RAMAPO, N.Y. – A local yeshiva student who was seriously injured by a car last year is alleging a cover-up on the part of the Ramapo police who investigated the incident, according to a report by the Journal News/lohud.com.

A section of Route 202 in Ramapo is closed last year while police investigate a crash that took the life of a yeshiva student and seriously injured another. The surviving student is alleging a cover-up in the accident, a charge that police deny.

A section of Route 202 in Ramapo is closed last year while police investigate a crash that took the life of a yeshiva student and seriously injured another. The surviving student is alleging a cover-up in the accident, a charge that police deny.

Photo Credit: Ramapo Police

Police Chief Brad Weidel has firmly denied the allegations, which were laid out in a notice of claim, a legal document that, the Journal News/lohud.com said, has to be filed before a civil lawsuit can be commenced.

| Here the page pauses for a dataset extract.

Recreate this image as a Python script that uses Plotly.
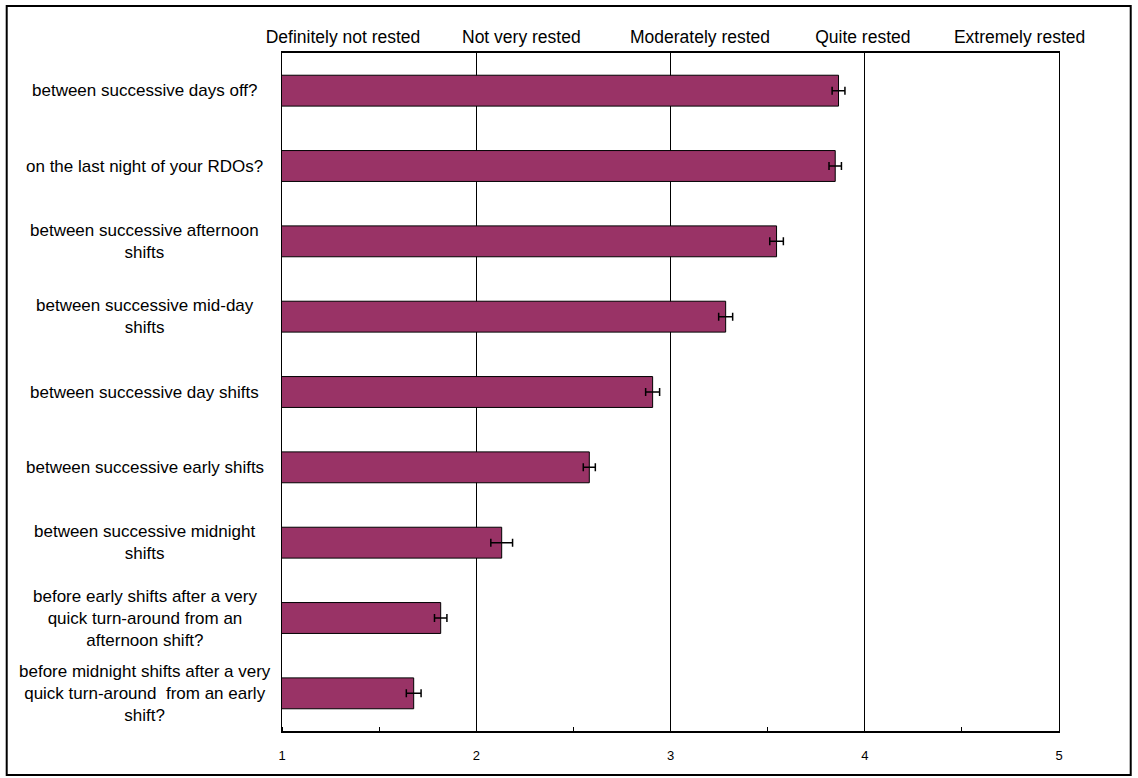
import plotly.graph_objects as go

categories = [
    "between successive days off?",
    "on the last night of your RDOs?",
    "between successive afternoon<br>shifts",
    "between successive mid-day<br>shifts",
    "between successive day shifts",
    "between successive early shifts",
    "between successive midnight<br>shifts",
    "before early shifts after a very<br>quick turn-around from an<br>afternoon shift?",
    "before midnight shifts after a very<br>quick turn-around  from an early<br>shift?",
]
means = [3.865, 3.848, 3.546, 3.284, 2.908, 2.582, 2.131, 1.817, 1.678]
errors = [0.033, 0.032, 0.035, 0.036, 0.036, 0.031, 0.056, 0.032, 0.038]

x_ticks = [1, 2, 3, 4, 5]
top_labels = ["Definitely not rested", "Not very rested", "Moderately rested",
              "Quite rested", "Extremely rested"]
top_label_pos = [1.314, 2.232, 3.152, 3.990, 4.797]

FONT = "Liberation Sans, Arial, sans-serif"

fig = go.Figure()
fig.add_trace(go.Bar(
    y=categories, x=means, orientation="h", base=0,
    marker=dict(color="#993366", line=dict(color="black", width=1)),
    error_x=dict(type="data", array=errors, color="black", thickness=1.5, width=4),
    width=0.41, showlegend=False,
))
# invisible trace to activate top axis
fig.add_trace(go.Scatter(x=[1, 5], y=[categories[0], categories[0]], xaxis="x2",
                         mode="markers", marker=dict(opacity=0), showlegend=False,
                         hoverinfo="skip"))

fig.update_layout(
    width=1138, height=778,
    margin=dict(l=282, r=79, t=53, b=47),
    paper_bgcolor="white", plot_bgcolor="white",
    font=dict(family=FONT, color="black"),
    xaxis=dict(range=[1, 5], tickvals=x_ticks, ticktext=[str(v) for v in x_ticks],
               showgrid=True, gridcolor="black", gridwidth=1,
               showline=True, linecolor="black", linewidth=1.5, mirror=True,
               ticks="", tickfont=dict(size=13, color="black"), zeroline=False,
               ticklabelstandoff=12,
               minor=dict(dtick=0.5, ticks="inside", ticklen=4, tickcolor="black", showgrid=False)),
    xaxis2=dict(range=[1, 5], overlaying="x", side="top", tickvals=top_label_pos,
                ticktext=top_labels, showgrid=False, ticks="", showline=False,
                tickfont=dict(size=17.5, color="black"), zeroline=False, ticklabelstandoff=6),
    yaxis=dict(type="category", autorange="reversed", showticklabels=False,
               showgrid=False, showline=True, linecolor="black", linewidth=1, mirror=True,
               ticks=""),
    bargap=0.59,
)

for cat in categories:
    fig.add_annotation(x=-0.1767, xref="paper", y=cat, yref="y", text=cat,
                       showarrow=False, xanchor="center", yanchor="middle", align="center",
                       font=dict(size=17, family=FONT, color="black"))

fig.add_shape(type="rect", xref="paper", yref="paper",
              x0=-0.3543, x1=1.0923, y0=-0.0649, y1=1.0693,
              line=dict(color="black", width=2), fillcolor="rgba(0,0,0,0)", layer="below")

fig.write_html("out.html", config={"displayModeBar": False},
               post_script="document.body.style.margin='0';")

According to police, a car being driven by 24-year-old Suffern resident Jonathan Mosquera, careened into David Maldanado, 19, and his classmate Marcos Tawil, a 17-year-old Argentinian, last September as the two students were standing in the driveway of their dormitory on Route 202 between Wilder and Spook Road roads in Suffern.

The fatal crash occurred when a Honda being driven by 19-year-old Tzvi Hakakian of Monsey was slowing down to make a left turn into the driveway and Mosquera, who was driving a Lexus on his way to work just before midnight Sept. 7, tried to pass on the left, police said.

The two cars sideswiped each other and the Lexus struck Tawil and Maldanado, then hit a guardrail and rolled down an embankment, police said.

Tawil was killed outright and Maldanado suffered multiple injuries, including a fractured skull and a ruptured spleen.

Mosquera faces several traffic charges, including speeding, unsafe lane change and improper passing, police said. They also ticketed the other driver for an unsafe lane change and improper left turn.

Police determined, however, that criminal charges were not warranted.

An investigation found no evidence that Mosquera, or the other driver, had drugs or alcohol in their systems, police said.

According to the Journal News/lohud.com, which obtained the legal document through the state Freedom of Information Law, Maldanado claims that Mosquera was driving recklessly and that Ramapo police intentionally thwarted the investigation by failing to properly collect evidence and by intimidating witnesses.

Weidel told the Journal News/lohud.com that while Maldanado’s claims are without merit, the department take seriously any claims of impropriety, adding that he stands firmly behind his investigators and denies they downplayed any criminal aspects of the case.

Mosquera and Hakakian are to appear next month in Wesley Hills Justice Court, the chief said.